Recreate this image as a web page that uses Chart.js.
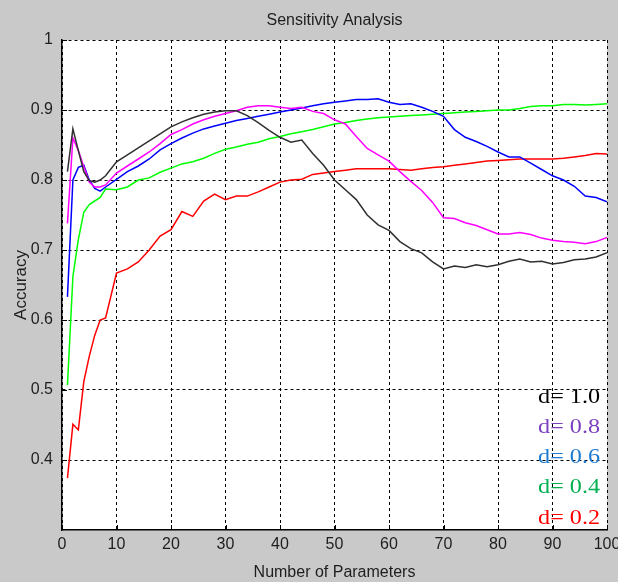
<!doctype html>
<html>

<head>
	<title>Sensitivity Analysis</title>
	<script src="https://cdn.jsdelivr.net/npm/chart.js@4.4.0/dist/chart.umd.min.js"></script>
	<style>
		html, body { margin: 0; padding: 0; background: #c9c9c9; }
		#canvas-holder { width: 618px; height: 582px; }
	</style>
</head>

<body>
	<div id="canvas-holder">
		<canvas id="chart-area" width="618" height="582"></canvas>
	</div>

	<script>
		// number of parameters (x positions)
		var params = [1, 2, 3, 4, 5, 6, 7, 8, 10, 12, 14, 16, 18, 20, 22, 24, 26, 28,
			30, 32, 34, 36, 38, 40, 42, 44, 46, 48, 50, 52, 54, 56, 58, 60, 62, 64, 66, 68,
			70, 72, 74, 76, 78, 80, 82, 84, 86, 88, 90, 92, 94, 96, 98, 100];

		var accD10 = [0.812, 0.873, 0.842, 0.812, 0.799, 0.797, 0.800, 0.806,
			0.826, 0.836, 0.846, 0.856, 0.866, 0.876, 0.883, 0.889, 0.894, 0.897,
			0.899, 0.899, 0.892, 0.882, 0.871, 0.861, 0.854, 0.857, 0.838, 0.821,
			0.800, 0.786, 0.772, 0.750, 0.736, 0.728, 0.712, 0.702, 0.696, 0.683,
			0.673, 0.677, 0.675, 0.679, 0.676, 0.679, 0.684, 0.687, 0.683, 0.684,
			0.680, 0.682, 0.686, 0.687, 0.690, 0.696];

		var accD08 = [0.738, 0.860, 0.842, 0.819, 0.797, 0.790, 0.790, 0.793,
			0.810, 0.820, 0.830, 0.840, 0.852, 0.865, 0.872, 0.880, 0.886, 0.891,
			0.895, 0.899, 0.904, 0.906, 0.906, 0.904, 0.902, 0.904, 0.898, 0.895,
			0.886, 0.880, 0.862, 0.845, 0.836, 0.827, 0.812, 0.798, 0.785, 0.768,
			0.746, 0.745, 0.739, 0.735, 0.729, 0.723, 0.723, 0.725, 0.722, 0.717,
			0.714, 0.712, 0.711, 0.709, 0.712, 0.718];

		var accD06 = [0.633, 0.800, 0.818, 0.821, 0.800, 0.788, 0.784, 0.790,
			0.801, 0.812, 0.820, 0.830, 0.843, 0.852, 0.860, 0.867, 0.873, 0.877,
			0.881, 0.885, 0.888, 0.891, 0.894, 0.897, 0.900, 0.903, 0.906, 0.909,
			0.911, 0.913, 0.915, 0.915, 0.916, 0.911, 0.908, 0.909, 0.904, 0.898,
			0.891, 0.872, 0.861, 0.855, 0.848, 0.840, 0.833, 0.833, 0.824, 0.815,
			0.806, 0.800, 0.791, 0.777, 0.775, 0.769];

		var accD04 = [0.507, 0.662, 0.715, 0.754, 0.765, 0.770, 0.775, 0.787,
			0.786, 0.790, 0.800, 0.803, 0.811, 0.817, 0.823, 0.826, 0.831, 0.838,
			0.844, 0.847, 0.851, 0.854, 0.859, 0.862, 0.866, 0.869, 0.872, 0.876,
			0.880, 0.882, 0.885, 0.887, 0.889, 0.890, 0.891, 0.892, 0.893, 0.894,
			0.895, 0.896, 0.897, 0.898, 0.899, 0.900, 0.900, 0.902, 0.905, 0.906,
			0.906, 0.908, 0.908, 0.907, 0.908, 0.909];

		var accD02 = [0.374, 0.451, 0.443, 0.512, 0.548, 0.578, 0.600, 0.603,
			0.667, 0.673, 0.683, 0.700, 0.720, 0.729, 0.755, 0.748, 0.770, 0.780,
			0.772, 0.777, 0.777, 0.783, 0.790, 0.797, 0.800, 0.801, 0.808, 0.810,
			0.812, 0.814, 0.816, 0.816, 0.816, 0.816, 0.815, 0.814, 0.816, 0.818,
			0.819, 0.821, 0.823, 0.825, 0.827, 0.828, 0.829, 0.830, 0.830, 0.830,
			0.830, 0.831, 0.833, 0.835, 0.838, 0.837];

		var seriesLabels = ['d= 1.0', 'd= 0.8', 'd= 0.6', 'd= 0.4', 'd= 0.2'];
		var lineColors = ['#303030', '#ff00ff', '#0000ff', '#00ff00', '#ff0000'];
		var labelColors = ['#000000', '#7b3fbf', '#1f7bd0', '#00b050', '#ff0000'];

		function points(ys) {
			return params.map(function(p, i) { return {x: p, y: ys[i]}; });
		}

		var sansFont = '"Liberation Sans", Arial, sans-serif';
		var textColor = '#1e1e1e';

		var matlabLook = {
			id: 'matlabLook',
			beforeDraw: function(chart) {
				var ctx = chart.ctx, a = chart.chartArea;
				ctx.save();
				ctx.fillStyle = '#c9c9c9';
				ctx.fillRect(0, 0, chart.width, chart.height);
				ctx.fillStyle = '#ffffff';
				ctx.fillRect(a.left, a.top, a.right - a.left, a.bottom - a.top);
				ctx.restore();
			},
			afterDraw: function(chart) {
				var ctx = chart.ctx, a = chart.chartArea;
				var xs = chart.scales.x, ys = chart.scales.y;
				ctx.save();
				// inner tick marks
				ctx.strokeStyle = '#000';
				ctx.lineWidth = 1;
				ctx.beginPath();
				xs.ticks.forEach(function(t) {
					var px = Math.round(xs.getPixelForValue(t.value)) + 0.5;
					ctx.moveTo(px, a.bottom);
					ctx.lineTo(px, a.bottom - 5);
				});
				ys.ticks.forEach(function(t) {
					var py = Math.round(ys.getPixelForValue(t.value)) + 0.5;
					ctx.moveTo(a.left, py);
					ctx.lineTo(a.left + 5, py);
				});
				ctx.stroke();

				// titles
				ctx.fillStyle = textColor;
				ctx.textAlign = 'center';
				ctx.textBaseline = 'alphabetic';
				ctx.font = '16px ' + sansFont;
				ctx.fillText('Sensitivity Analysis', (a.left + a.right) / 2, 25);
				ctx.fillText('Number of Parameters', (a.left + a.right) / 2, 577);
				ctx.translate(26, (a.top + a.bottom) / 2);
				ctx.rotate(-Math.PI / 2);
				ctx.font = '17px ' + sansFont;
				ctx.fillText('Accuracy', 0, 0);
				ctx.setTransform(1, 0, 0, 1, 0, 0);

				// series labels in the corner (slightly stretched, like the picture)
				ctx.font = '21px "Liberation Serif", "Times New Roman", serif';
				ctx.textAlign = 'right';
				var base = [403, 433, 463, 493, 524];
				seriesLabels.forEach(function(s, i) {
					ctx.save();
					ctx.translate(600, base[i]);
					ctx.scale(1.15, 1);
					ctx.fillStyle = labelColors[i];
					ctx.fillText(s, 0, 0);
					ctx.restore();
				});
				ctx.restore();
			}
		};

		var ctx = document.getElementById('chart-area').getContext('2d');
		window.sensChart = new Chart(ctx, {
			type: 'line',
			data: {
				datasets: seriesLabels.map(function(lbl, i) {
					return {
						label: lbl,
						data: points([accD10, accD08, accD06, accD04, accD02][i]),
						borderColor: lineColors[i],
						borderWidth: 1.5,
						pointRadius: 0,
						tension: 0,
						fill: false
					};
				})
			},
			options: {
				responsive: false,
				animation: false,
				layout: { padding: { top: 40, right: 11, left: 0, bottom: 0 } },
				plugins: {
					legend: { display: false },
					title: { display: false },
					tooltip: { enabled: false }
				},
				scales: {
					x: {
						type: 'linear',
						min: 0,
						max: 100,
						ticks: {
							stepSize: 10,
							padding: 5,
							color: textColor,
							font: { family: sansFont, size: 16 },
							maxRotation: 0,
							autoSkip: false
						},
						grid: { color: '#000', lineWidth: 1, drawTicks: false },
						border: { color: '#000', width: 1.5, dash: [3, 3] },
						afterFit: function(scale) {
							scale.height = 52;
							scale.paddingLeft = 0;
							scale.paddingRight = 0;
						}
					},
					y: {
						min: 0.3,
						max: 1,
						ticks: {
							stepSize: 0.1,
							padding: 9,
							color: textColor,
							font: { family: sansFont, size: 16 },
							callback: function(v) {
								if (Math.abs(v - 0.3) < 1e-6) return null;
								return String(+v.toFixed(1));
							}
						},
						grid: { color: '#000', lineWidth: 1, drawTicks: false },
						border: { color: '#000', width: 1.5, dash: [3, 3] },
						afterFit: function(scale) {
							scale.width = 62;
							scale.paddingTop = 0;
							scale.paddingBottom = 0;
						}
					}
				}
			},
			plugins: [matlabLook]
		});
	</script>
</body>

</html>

◇ ◇ ◇ ◇ ◇ ◇ ◇

> _WHAT YOU HAVE TO DO_
Repeat only the lines from the beginning of the material through the line containing "96, 98, 100];", both ends kept, leaving pictures out.

> _RIGHT ANSWER_
Recreate this image as a web page that uses Chart.js.
<!doctype html>
<html>

<head>
	<title>Sensitivity Analysis</title>
	<script src="https://cdn.jsdelivr.net/npm/chart.js@4.4.0/dist/chart.umd.min.js"></script>
	<style>
		html, body { margin: 0; padding: 0; background: #c9c9c9; }
		#canvas-holder { width: 618px; height: 582px; }
	</style>
</head>

<body>
	<div id="canvas-holder">
		<canvas id="chart-area" width="618" height="582"></canvas>
	</div>

	<script>
		// number of parameters (x positions)
		var params = [1, 2, 3, 4, 5, 6, 7, 8, 10, 12, 14, 16, 18, 20, 22, 24, 26, 28,
			30, 32, 34, 36, 38, 40, 42, 44, 46, 48, 50, 52, 54, 56, 58, 60, 62, 64, 66, 68,
			70, 72, 74, 76, 78, 80, 82, 84, 86, 88, 90, 92, 94, 96, 98, 100];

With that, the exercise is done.